SHORT EXERCISE: Pull every line that holds the word "this" from the entries.

RECORDS SHOWN:
★ ★ ★ ★

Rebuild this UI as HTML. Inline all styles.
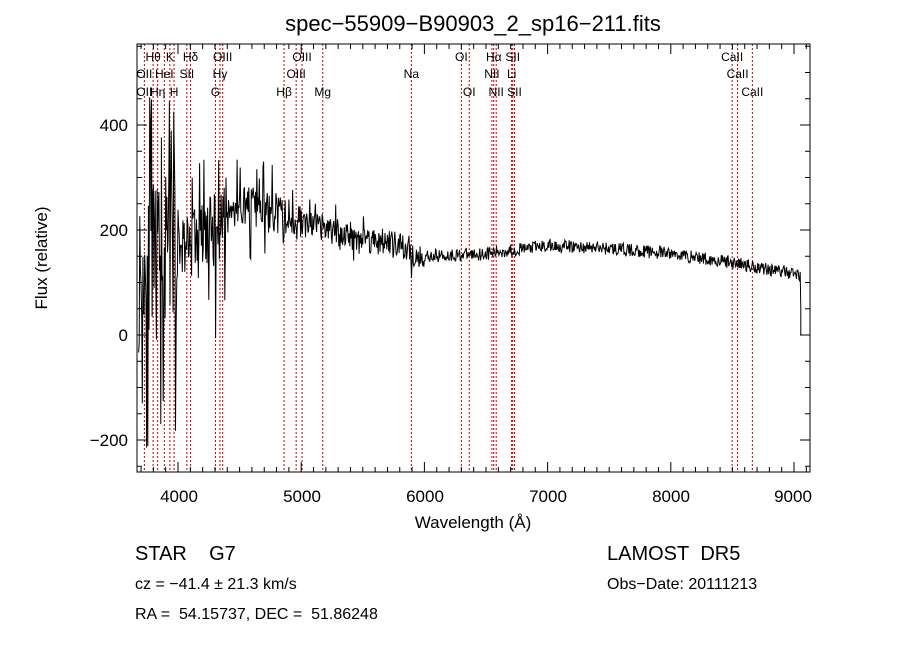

★ ★ ★ ★

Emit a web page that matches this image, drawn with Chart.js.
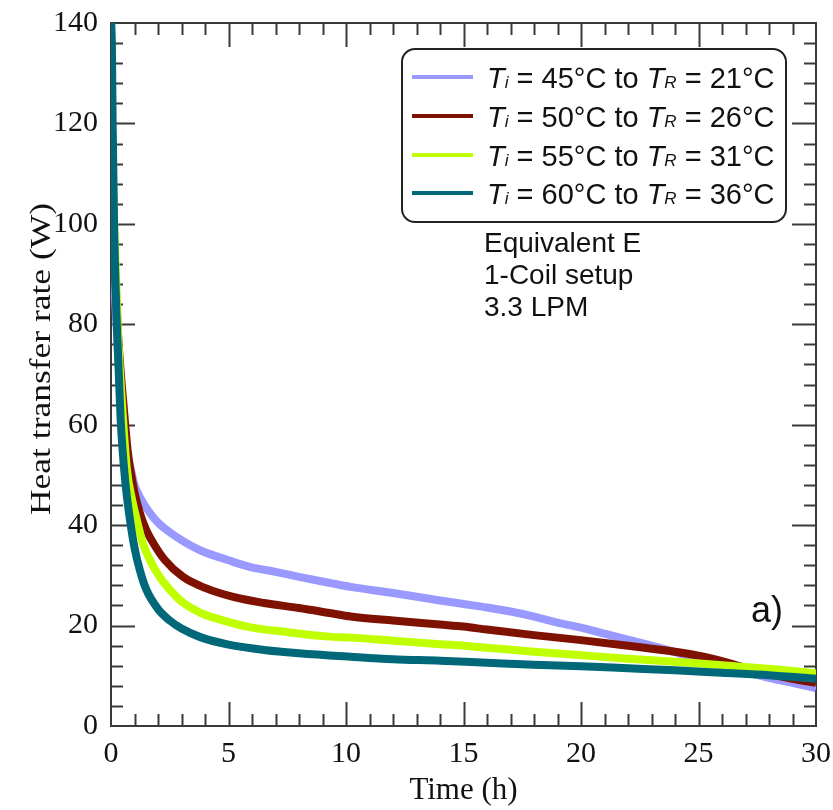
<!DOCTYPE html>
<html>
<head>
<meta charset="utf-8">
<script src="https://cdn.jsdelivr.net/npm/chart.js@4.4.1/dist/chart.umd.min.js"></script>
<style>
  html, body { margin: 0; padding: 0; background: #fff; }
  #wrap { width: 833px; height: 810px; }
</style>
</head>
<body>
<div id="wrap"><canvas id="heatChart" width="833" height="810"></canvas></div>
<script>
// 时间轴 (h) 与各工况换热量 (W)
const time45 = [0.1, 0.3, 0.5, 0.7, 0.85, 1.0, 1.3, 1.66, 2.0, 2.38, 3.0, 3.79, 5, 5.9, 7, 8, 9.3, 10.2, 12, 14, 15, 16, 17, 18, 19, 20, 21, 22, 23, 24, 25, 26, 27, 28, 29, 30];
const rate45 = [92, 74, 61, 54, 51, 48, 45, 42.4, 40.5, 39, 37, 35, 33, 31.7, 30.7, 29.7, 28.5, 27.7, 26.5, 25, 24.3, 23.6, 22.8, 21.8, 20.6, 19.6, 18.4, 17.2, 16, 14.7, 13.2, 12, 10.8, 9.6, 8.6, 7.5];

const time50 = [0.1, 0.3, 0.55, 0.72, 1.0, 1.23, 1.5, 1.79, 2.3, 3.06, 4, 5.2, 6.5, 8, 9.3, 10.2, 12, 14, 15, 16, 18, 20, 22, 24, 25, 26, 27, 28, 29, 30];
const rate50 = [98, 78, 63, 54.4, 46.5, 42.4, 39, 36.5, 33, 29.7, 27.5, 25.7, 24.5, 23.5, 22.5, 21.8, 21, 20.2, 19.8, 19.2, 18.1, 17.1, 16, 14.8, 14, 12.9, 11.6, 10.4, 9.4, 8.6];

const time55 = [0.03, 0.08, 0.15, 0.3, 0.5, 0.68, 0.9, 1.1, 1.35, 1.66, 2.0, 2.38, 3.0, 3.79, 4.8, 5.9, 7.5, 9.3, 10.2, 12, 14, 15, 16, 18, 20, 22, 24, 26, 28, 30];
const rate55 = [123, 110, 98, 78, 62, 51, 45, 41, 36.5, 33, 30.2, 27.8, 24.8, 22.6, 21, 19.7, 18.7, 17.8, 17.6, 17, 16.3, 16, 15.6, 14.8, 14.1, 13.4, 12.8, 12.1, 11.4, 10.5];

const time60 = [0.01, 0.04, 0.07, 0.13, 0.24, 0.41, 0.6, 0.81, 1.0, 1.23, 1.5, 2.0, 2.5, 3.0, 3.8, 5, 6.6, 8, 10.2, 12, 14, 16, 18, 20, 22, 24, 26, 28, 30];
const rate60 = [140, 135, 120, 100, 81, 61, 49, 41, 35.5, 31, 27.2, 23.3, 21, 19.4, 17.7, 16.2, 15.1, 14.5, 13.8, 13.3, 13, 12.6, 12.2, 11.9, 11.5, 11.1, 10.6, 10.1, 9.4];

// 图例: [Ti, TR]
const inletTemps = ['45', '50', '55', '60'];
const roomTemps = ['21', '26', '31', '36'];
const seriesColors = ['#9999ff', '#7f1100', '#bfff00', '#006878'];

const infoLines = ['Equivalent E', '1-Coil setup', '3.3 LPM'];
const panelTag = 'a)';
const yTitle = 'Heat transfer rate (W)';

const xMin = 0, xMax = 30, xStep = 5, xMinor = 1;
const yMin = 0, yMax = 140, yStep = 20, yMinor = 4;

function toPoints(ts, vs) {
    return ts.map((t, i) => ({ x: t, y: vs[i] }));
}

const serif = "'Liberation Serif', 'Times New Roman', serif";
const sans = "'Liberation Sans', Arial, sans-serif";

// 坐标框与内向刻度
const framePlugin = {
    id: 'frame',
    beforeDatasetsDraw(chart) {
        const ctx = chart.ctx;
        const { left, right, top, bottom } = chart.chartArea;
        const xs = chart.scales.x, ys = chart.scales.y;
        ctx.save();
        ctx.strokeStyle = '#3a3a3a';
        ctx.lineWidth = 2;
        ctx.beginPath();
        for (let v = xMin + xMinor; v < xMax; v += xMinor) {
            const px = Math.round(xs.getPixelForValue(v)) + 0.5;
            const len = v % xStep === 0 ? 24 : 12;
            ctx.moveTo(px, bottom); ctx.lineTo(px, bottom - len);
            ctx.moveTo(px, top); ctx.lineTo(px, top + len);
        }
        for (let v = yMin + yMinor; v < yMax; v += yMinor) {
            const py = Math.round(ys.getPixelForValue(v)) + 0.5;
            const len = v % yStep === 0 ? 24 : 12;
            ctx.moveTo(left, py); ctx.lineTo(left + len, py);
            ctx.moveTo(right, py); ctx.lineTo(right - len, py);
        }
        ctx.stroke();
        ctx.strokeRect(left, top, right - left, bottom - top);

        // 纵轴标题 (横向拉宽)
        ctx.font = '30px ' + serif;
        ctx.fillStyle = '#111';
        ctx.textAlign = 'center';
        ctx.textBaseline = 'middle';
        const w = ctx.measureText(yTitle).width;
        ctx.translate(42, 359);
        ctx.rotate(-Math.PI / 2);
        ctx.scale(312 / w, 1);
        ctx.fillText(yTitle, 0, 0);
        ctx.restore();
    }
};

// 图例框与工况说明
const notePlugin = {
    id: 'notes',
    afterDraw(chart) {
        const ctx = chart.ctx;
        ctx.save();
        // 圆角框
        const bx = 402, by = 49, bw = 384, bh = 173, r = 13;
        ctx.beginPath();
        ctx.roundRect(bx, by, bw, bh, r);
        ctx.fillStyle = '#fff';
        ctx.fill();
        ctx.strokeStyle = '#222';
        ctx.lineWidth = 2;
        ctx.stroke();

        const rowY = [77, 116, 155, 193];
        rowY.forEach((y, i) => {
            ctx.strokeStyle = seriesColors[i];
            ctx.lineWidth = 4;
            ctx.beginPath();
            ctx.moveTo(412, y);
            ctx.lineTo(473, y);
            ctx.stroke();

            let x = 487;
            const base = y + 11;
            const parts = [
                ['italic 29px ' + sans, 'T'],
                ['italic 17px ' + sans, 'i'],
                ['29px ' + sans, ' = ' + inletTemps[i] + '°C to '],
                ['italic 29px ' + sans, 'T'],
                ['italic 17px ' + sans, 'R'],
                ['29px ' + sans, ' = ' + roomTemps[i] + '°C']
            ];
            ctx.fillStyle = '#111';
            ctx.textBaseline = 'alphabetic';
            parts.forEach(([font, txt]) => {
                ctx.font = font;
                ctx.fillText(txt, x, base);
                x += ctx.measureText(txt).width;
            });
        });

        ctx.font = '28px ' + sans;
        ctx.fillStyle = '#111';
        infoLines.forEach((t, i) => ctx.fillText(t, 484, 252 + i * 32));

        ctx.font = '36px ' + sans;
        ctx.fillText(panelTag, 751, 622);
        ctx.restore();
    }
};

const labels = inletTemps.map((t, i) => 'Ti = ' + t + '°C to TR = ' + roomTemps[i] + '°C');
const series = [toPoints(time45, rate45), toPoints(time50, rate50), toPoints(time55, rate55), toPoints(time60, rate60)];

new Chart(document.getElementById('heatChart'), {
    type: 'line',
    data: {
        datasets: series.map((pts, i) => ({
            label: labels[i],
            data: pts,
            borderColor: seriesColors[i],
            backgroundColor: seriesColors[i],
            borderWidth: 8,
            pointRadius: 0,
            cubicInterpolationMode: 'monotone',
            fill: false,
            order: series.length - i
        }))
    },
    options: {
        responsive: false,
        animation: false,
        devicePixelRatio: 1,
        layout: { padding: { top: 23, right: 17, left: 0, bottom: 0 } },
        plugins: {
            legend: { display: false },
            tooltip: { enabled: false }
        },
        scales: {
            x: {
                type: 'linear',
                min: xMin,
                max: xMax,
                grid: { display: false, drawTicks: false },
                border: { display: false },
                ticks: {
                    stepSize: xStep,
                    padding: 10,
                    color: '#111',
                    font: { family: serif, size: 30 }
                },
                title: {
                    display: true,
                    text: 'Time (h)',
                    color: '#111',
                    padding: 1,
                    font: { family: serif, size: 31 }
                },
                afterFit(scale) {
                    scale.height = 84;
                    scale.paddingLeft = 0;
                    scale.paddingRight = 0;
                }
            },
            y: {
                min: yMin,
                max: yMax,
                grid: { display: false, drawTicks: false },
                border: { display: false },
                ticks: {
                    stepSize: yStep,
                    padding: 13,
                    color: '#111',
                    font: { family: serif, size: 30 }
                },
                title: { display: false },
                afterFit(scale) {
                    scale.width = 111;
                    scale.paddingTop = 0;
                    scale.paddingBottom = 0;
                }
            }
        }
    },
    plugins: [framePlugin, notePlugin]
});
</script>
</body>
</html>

★ ★ ★ ★

SOLVED PROBLEM:
Rebuild this UI as HTML. Inline all styles.
Emit a web page that matches this image, drawn with Chart.js.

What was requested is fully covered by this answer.